The Briars is a heritage-listed residence located at 14 Woonona Avenue, in the Sydney suburb of Wahroonga, New South Wales, Australia. It was designed by Charles H. Halstead. It was added to the New South Wales State Heritage Register on 2 April 1999.

William Alexander Balcombe, for whom the house was built, was the grandson of William Balcombe (Snr) a Naval Agent and Purveyor for the East India Company on the island of St Helena during the exile of Napoleon Bonaparte on the island. The house is named, and has resemblance to, the building where Napoleon first stayed upon his arrival in St Helena.

== History ==

=== District history ===
Captain John Hunter and Captain Arthur Phillip led the first expeditions north of Sydney Cove into the tribal lands of the Gurringal soon after the landing of the first fleet, searching for suitable agricultural land and fresh water. Rock carvings are the only evidence of Aboriginal habitation. In 1896 a large expanse of bushland was reserved as parkland and named Ku-ring-gai Chase for the original inhabitants. This name was also adopted by the shire formed in 1906 and the municipality gazetted in 1928.
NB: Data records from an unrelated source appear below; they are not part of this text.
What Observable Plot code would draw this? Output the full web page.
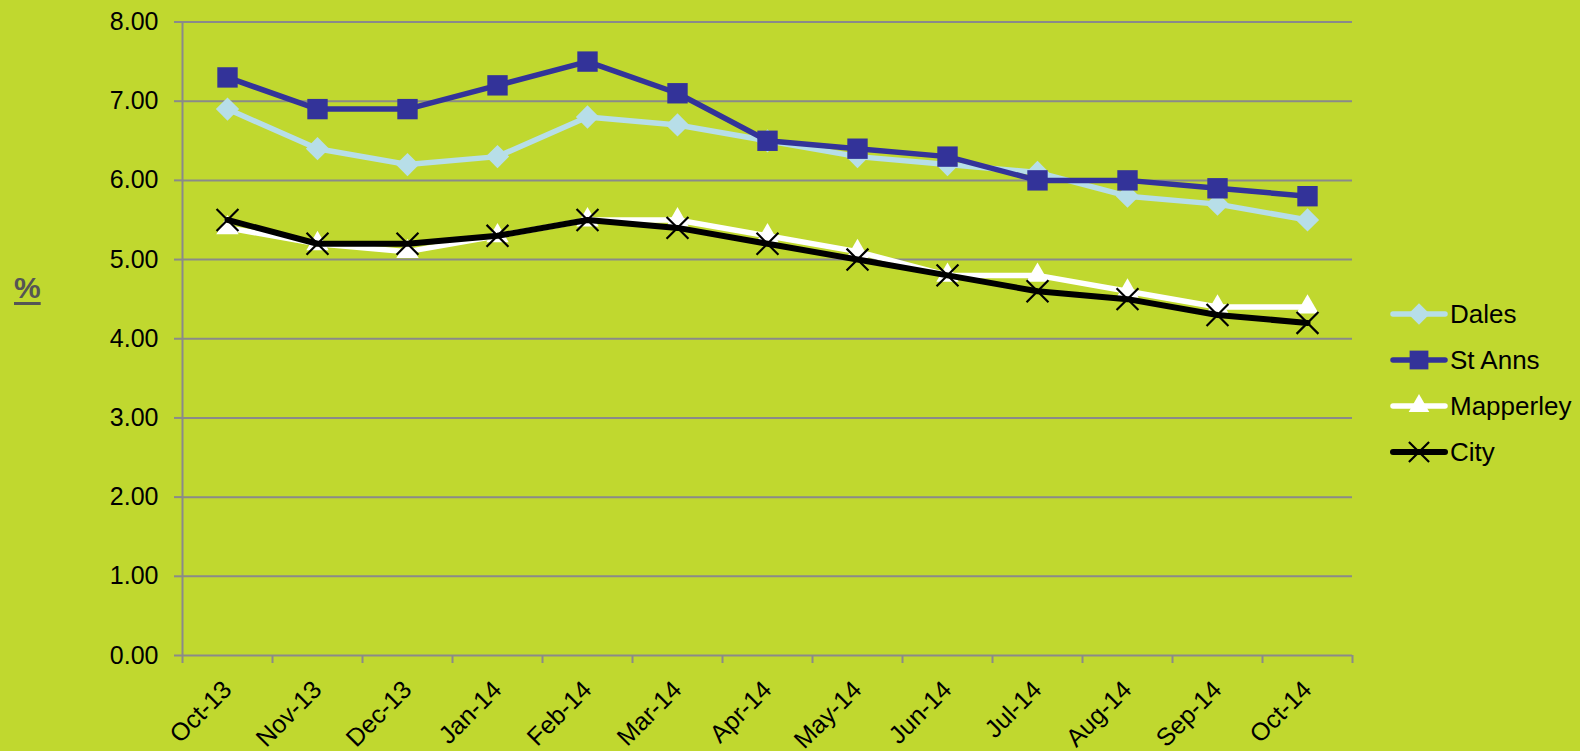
<!DOCTYPE html>
<html><head><meta charset="utf-8">
<script src="https://cdn.jsdelivr.net/npm/d3@7"></script>
<script src="https://cdn.jsdelivr.net/npm/@observablehq/plot@0.6"></script>
<style>
html,body{margin:0;padding:0;background:#c0d82f;width:1580px;height:751px;overflow:hidden;font-family:"Liberation Sans",Arial,sans-serif;}
#wrap{position:relative;width:1580px;height:751px;}
#chart{position:absolute;left:0;top:0;}
#ylabel{position:absolute;left:14px;top:273px;font-weight:bold;font-size:30px;line-height:30px;color:#555;text-decoration:underline;text-decoration-thickness:3px;text-underline-offset:4px;}
#legend{position:absolute;left:1390px;top:0;}
.item{position:absolute;left:0;display:flex;align-items:center;height:30px;font-size:26px;color:#000;white-space:nowrap;}
.item span{margin-left:2px;}
</style></head>
<body><div id="wrap"><div id="chart"></div><div id="ylabel">%</div><div id="legend"></div></div>
<script>
const months = ["Oct-13","Nov-13","Dec-13","Jan-14","Feb-14","Mar-14","Apr-14","May-14","Jun-14","Jul-14","Aug-14","Sep-14","Oct-14"];
const dales     = [6.9, 6.4, 6.2, 6.3, 6.8, 6.7, 6.5, 6.3, 6.2, 6.1, 5.8, 5.7, 5.5];
const stAnns    = [7.3, 6.9, 6.9, 7.2, 7.5, 7.1, 6.5, 6.4, 6.3, 6.0, 6.0, 5.9, 5.8];
const mapperley = [5.4, 5.2, 5.1, 5.3, 5.5, 5.5, 5.3, 5.1, 4.8, 4.8, 4.6, 4.4, 4.4];
const city      = [5.5, 5.2, 5.2, 5.3, 5.5, 5.4, 5.2, 5.0, 4.8, 4.6, 4.5, 4.3, 4.2];
const seriesNames = ["Dales", "St Anns", "Mapperley", "City"];
const seriesValues = [dales, stAnns, mapperley, city];
const yTicks = [0, 1, 2, 3, 4, 5, 6, 7, 8];

const styles = {
  "Dales":     {color: "#b7dee8", symbol: "diamond2", d3sym: d3.symbolDiamond2, r: 10.5, width: 5.5},
  "St Anns":   {color: "#333399", symbol: "square",   d3sym: d3.symbolSquare,   r: 11.5, width: 5.5},
  "Mapperley": {color: "#ffffff", symbol: "triangle", d3sym: d3.symbolTriangle, r: 8.3, width: 5.5},
  "City":      {color: "#000000", symbol: "times",    d3sym: d3.symbolTimes,    r: 10, width: 6}
};
const grid = "#8a8a8a";

const rows = seriesNames.flatMap((s, k) => seriesValues[k].map((v, i) => ({i, month: months[i], value: v, series: s})));

const seriesMarks = seriesNames.flatMap(s => {
  const st = styles[s];
  const data = rows.filter(d => d.series === s);
  const dotOpts = st.symbol === "times"
    ? {x: "i", y: "value", symbol: st.symbol, r: st.r, stroke: st.color, strokeWidth: 2.2, fill: "none"}
    : {x: "i", y: "value", symbol: st.symbol, r: st.r, fill: st.color, stroke: "none"};
  return [
    Plot.line(data, {x: "i", y: "value", stroke: st.color, strokeWidth: st.width, strokeLinejoin: "round", strokeLinecap: "round"}),
    Plot.dot(data, dotOpts)
  ];
});

const chart = Plot.plot({
  width: 1580,
  height: 751,
  marginLeft: 182,
  marginRight: 228,
  marginTop: 21.5,
  marginBottom: 96,
  style: {background: "transparent", fontFamily: "'Liberation Sans', Arial, sans-serif", fontSize: "25px", color: "#000", overflow: "visible"},
  x: {type: "linear", domain: [-0.5, months.length - 0.5], label: null},
  y: {domain: [0, 8], label: null},
  marks: [
    Plot.ruleY(yTicks, {stroke: grid, strokeWidth: 2}),
    Plot.ruleX([-0.5], {stroke: grid, strokeWidth: 2}),
    Plot.axisY({ticks: yTicks, tickFormat: d => d.toFixed(2), tickSize: 8, tickPadding: 16, stroke: grid, strokeWidth: 2, fill: "#000", fontSize: 25, label: null}),
    Plot.axisX({ticks: d3.range(-0.5, months.length, 1), tickSize: 8, tickFormat: () => "", stroke: grid, strokeWidth: 2, label: null}),
    Plot.text(months.map((m, i) => ({i, m})), {x: "i", text: "m", frameAnchor: "bottom", rotate: -45, textAnchor: "end", lineAnchor: "middle", dx: 0, dy: 30, fontSize: 25, fill: "#000"}),
    ...seriesMarks
  ]
});
document.getElementById("chart").appendChild(chart);

// Legend
const legend = document.getElementById("legend");
seriesNames.forEach((s, k) => {
  const st = styles[s];
  const cy = 314 + k * 46;
  const item = document.createElement("div");
  item.className = "item";
  item.style.top = (cy - 15) + "px";
  const svg = d3.create("svg").attr("width", 58).attr("height", 30);
  svg.append("line").attr("x1", 3).attr("x2", 55).attr("y1", 15).attr("y2", 15)
    .attr("stroke", st.color).attr("stroke-width", st.width).attr("stroke-linecap", "round");
  const path = d3.symbol(st.d3sym, Math.PI * st.r * st.r * 0.85)();
  const p = svg.append("path").attr("d", path).attr("transform", "translate(29,15)");
  if (st.symbol === "times") p.attr("fill", "none").attr("stroke", st.color).attr("stroke-width", 2.2);
  else p.attr("fill", st.color);
  item.appendChild(svg.node());
  const t = document.createElement("span");
  t.textContent = s;
  item.appendChild(t);
  legend.appendChild(item);
});
</script>
</body></html>
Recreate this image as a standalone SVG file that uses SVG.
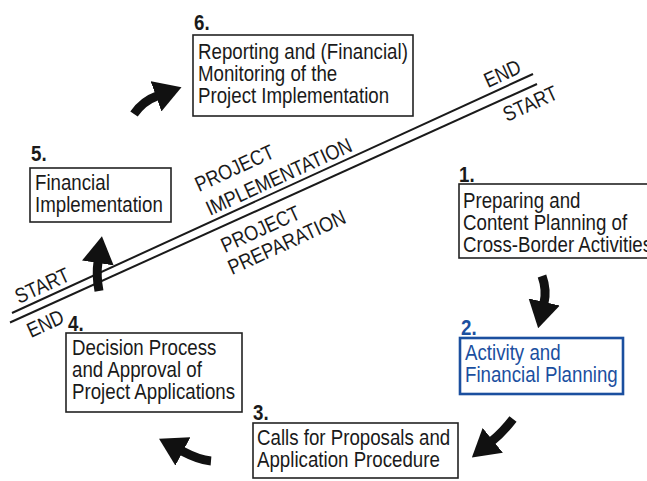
<svg xmlns="http://www.w3.org/2000/svg" width="647" height="481" viewBox="0 0 647 481">
<defs>
<style>
.box{fill:#fff;stroke:#222;stroke-width:1.6}
.box2{fill:#fff;stroke:#1b4f9f;stroke-width:2.6}
.t{font-family:"Liberation Sans",Arial,sans-serif;font-size:22px;fill:#1a1a1a}
.n{font-family:"Liberation Sans",Arial,sans-serif;font-size:22px;font-weight:bold;fill:#1a1a1a}
.blue{fill:#1b4f9f}
.line{stroke:#1a1a1a;stroke-width:2;fill:none}
.arr{stroke:#111;stroke-width:9;fill:none;marker-end:url(#ah)}
.lab{font-family:"Liberation Sans",Arial,sans-serif;font-size:21px;fill:#1a1a1a}
</style>
<marker id="ah" markerUnits="userSpaceOnUse" viewBox="0 0 27 32" refX="1" refY="16" markerWidth="27" markerHeight="32" orient="auto"><path d="M0,0 L27,16 L0,32 Z" fill="#111"/></marker>
</defs>
<rect width="647" height="481" fill="#fff"/>

<g id="timeline">
<line class="line" x1="12" y1="313" x2="533" y2="74"/>
<line class="line" x1="10" y1="322.5" x2="537" y2="84"/>
<text class="lab" transform="translate(488,88) rotate(-24.5) scale(0.86,1)">END</text>
<text class="lab" transform="translate(507,122) rotate(-24.5) scale(0.86,1)">START</text>
<text class="lab" transform="translate(199,192) rotate(-24.5) scale(0.86,1)">PROJECT</text>
<text class="lab" transform="translate(210,216) rotate(-24.5) scale(0.86,1)">IMPLEMENTATION</text>
<text class="lab" transform="translate(225,253) rotate(-24.5) scale(0.86,1)">PROJECT</text>
<text class="lab" transform="translate(232,275) rotate(-24.5) scale(0.86,1)">PREPARATION</text>
<text class="lab" transform="translate(19,304) rotate(-24.5) scale(0.86,1)">START</text>
<text class="lab" transform="translate(31,338) rotate(-24.5) scale(0.86,1)">END</text>
</g>

<g id="node6">
<text class="n" transform="translate(194,30) scale(0.85,1)">6.</text>
<rect class="box" x="193" y="35" width="220" height="81"/>
<text class="t" transform="translate(198,59) scale(0.85,1)"><tspan x="0" y="0">Reporting and (Financial)</tspan><tspan x="0" y="22">Monitoring of the</tspan><tspan x="0" y="44">Project Implementation</tspan></text>
</g>

<g id="node5">
<text class="n" transform="translate(31,161) scale(0.85,1)">5.</text>
<rect class="box" x="30" y="168" width="141" height="54"/>
<text class="t" transform="translate(35,190) scale(0.85,1)"><tspan x="0" y="0">Financial</tspan><tspan x="0" y="22">Implementation</tspan></text>
</g>

<g id="node1">
<text class="n" transform="translate(459,182) scale(0.85,1)">1.</text>
<rect class="box" x="459" y="184" width="200" height="74"/>
<text class="t" transform="translate(463,208) scale(0.85,1)"><tspan x="0" y="0">Preparing and</tspan><tspan x="0" y="22">Content Planning of</tspan><tspan x="0" y="44">Cross-Border Activities</tspan></text>
</g>

<g id="node2">
<text class="n blue" transform="translate(461,335) scale(0.85,1)">2.</text>
<rect class="box2" x="460" y="338" width="163" height="56"/>
<text class="t blue" transform="translate(465,360) scale(0.85,1)"><tspan x="0" y="0">Activity and</tspan><tspan x="0" y="22">Financial Planning</tspan></text>
</g>

<g id="node3">
<text class="n" transform="translate(253,420) scale(0.85,1)">3.</text>
<rect class="box" x="253" y="423" width="205" height="55"/>
<text class="t" transform="translate(257,445) scale(0.85,1)"><tspan x="0" y="0">Calls for Proposals and</tspan><tspan x="0" y="22">Application Procedure</tspan></text>
</g>

<g id="node4">
<text class="n" transform="translate(68,331) scale(0.85,1)">4.</text>
<rect class="box" x="66" y="333" width="176" height="79"/>
<text class="t" transform="translate(72,355) scale(0.85,1)"><tspan x="0" y="0">Decision Process</tspan><tspan x="0" y="22">and Approval of</tspan><tspan x="0" y="44">Project Applications</tspan></text>
</g>

<g id="connectors">
<path class="arr" d="M542,276 Q547,290 544,303"/>
<path class="arr" d="M513,419 Q503,432 492,441"/>
<path class="arr" d="M211,461 Q199,460 182,451"/>
<path class="arr" d="M99,291 Q96,275 98,262"/>
<path class="arr" d="M134,114 Q143,101 157,96"/>
</g>
</svg>
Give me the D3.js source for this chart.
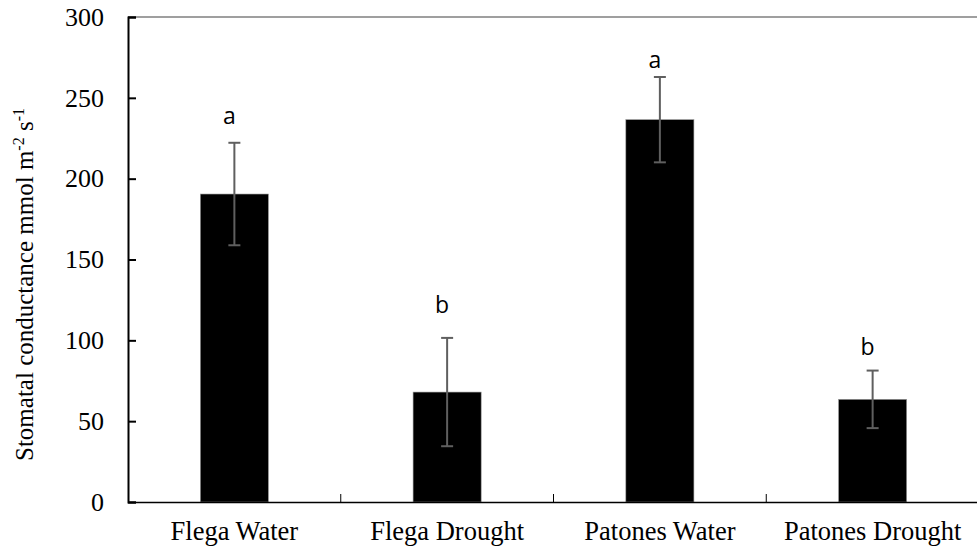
<!DOCTYPE html>
<html>
<head>
<meta charset="utf-8">
<script src="https://cdn.jsdelivr.net/npm/d3@7"></script>
<style>
	body { margin: 0; background: #fff; }
	svg { display: block; }
</style>
</head>
<body>
<script>
'use strict';

// Chart data
const categories = ["Flega Water", "Flega Drought", "Patones Water", "Patones Drought"];
const means = [190.5, 68, 236.5, 63.5];
const errors = [31.7, 33.5, 26.4, 17.8];
const letters = ["a", "b", "a", "b"];
const letterHeights = [233.7, 116.7, 268.2, 90.9];
const yTicks = [0, 50, 100, 150, 200, 250, 300];

const params = {
	width: 977,
	height: 552,
	left: 128,
	right: 979,
	top: 17,
	bottom: 502
};

const svg = d3.select("body")
	.append("svg")
	.attr("width", params.width)
	.attr("height", params.height);

const xScale = d3.scaleBand()
	.domain(categories)
	.range([params.left, params.right])
	.paddingInner(0.68)
	.paddingOuter(0.34);

const yScale = d3.scaleLinear()
	.domain([0, 300])
	.range([params.bottom, params.top]);

// top border of plot area
svg.append("line")
	.attr("x1", params.left).attr("x2", params.width)
	.attr("y1", yScale(300)).attr("y2", yScale(300))
	.attr("stroke", "#7f7f7f")
	.attr("stroke-width", 1.5);

// bars
svg.append("g")
	.selectAll("rect")
	.data(categories)
	.join("rect")
		.attr("x", d => xScale(d))
		.attr("y", (d, i) => yScale(means[i]))
		.attr("width", xScale.bandwidth())
		.attr("height", (d, i) => yScale(0) - yScale(means[i]))
		.attr("fill", "#000")
		.attr("stroke", "#999")
		.attr("stroke-width", 0.6);

// error bars
const errG = svg.append("g")
	.attr("stroke", "#5f5f5f")
	.attr("stroke-width", 2);

categories.forEach((c, i) => {
	const cx = xScale(c) + xScale.bandwidth() / 2;
	const hi = yScale(means[i] + errors[i]);
	const lo = yScale(means[i] - errors[i]);
	errG.append("line").attr("x1", cx).attr("x2", cx).attr("y1", hi).attr("y2", lo);
	errG.append("line").attr("x1", cx - 6).attr("x2", cx + 6).attr("y1", hi).attr("y2", hi);
	errG.append("line").attr("x1", cx - 6).attr("x2", cx + 6).attr("y1", lo).attr("y2", lo);
});

// significance letters
svg.append("g")
	.selectAll("text")
	.data(letters)
	.join("text")
		.attr("x", (d, i) => xScale(categories[i]) + xScale.bandwidth() / 2 - 5)
		.attr("y", (d, i) => yScale(letterHeights[i]))
		.attr("text-anchor", "middle")
		.attr("font-family", "'Open Sans', sans-serif")
		.attr("font-size", 23)
		.attr("fill", "#000")
		.text(d => d);

// y axis
const yAxis = svg.append("g")
	.attr("transform", `translate(${params.left},0)`)
	.call(d3.axisRight(yScale).tickValues(yTicks).tickSize(8).tickFormat(d3.format("d")));
yAxis.select(".domain").attr("stroke", "#000").attr("stroke-width", 2);
yAxis.selectAll(".tick line").attr("stroke", "#000").attr("stroke-width", 2);
yAxis.selectAll(".tick text")
	.attr("x", -24)
	.attr("text-anchor", "end")
	.attr("font-family", "'Liberation Serif', 'Times New Roman', serif")
	.attr("font-size", 26)
	.attr("fill", "#000");

// x axis
const xAxis = svg.append("g")
	.attr("transform", `translate(0,${params.bottom})`)
	.call(d3.axisBottom(xScale).tickSize(0).tickSizeOuter(0));
xAxis.select(".domain").attr("stroke", "#000").attr("stroke-width", 1.5);
xAxis.selectAll(".tick text")
	.attr("y", 38)
	.attr("dy", 0)
	.attr("font-family", "'Liberation Serif', 'Times New Roman', serif")
	.attr("font-size", 26.5)
	.attr("fill", "#000");

// category dividers (inward ticks between bands)
const step = xScale.step();
svg.append("g")
	.selectAll("line")
	.data(categories.slice(1))
	.join("line")
		.attr("x1", d => xScale(d) - step * 0.34)
		.attr("x2", d => xScale(d) - step * 0.34)
		.attr("y1", params.bottom)
		.attr("y2", params.bottom - 8)
		.attr("stroke", "#000")
		.attr("stroke-width", 1);

// y axis title
const title = svg.append("text")
	.attr("transform", "translate(33,461) rotate(-90)")
	.attr("font-family", "'Liberation Serif', 'Times New Roman', serif")
	.attr("font-size", 25)
	.attr("fill", "#000");
title.append("tspan").text("Stomatal conductance mmol m");
title.append("tspan").attr("font-size", 16).attr("dy", -9).text("-2");
title.append("tspan").attr("dy", 9).text(" s");
title.append("tspan").attr("font-size", 16).attr("dy", -9).text("-1");
</script>
</body>
</html>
Millwood Farm on Blue Gum Creek was established in 1814 by a marine, Williarn Henry, the first white settler in the Ku-ring-gal area. In the 1820s ex-convict Joseph Fidden, a major force in the districts development, eventually became a ferryman after a brief attempt at farming. He rowed sawn timber from the government sawpits on the Lane Cove River to Sydney and dropped off supplies to settlements on his way home. The sly-grog and other facilities he provided at the infamous Fiddens Wharf attracted the rough-living sawyers and bushmen of the district.

Later Daniel Mathew established two sawmills, one at Clanville (Roseville) in 1825 and another at Rosedale (Pymble) in 1838. Most of sawyers moved on when the trees were felled, leaving cleared land for fanners and orchardists who followed. One was Robert Pymble who gave his name to the suburb where he established the first north shore orange orchard. Other early settlers were Richard Archbold at Roseville and Robert Pockley at Killara. The Lane Cove River was used to carry the produce to Sydney. The harbour barrier delayed the suburbanisation of the Ku-ring-gai district and in the early 1880s the tiny settlement was judged too small to warrant a railway line. Access to Milsons Point remained difficult although a coach service pliedthat route from 1881 to 1887. By 1885 it was also possible to travel to Sydney via the five bridges road crossing the water at Fig Tree, Gladesville, Iron Cove, Glebe Island and Pyrmont.

The single-track North Shore railway line that went from Hornsby to St Leonards in 1890 finally reached Milsons Point in 1893 where passenger and vehicular ferries completed the journey to the city. The North Shore Ferry Company had been carrying passengers from Milsons Point to Circular Quay since the 1860s and by the 1890s around 5 million people crossed the harbour by this means every year. Offering suburban subdivisions along the railway line in advance of the stations, speculators developed Ku-ring-gai well before completion of the North Shore Bridge in 1932 set off another flurry of real estate promotion. Ku-ring-gai grew slowly in the nineteenth century, its population being 4,000 by 1901. However, over the next two decades its population quadrupled. By this time, with its large residences in beautiful, leafy surrounds, it had changed from a district with a dubious reputation to one that attracted people of high socio-economic status, 73 per cent of whom were home owners.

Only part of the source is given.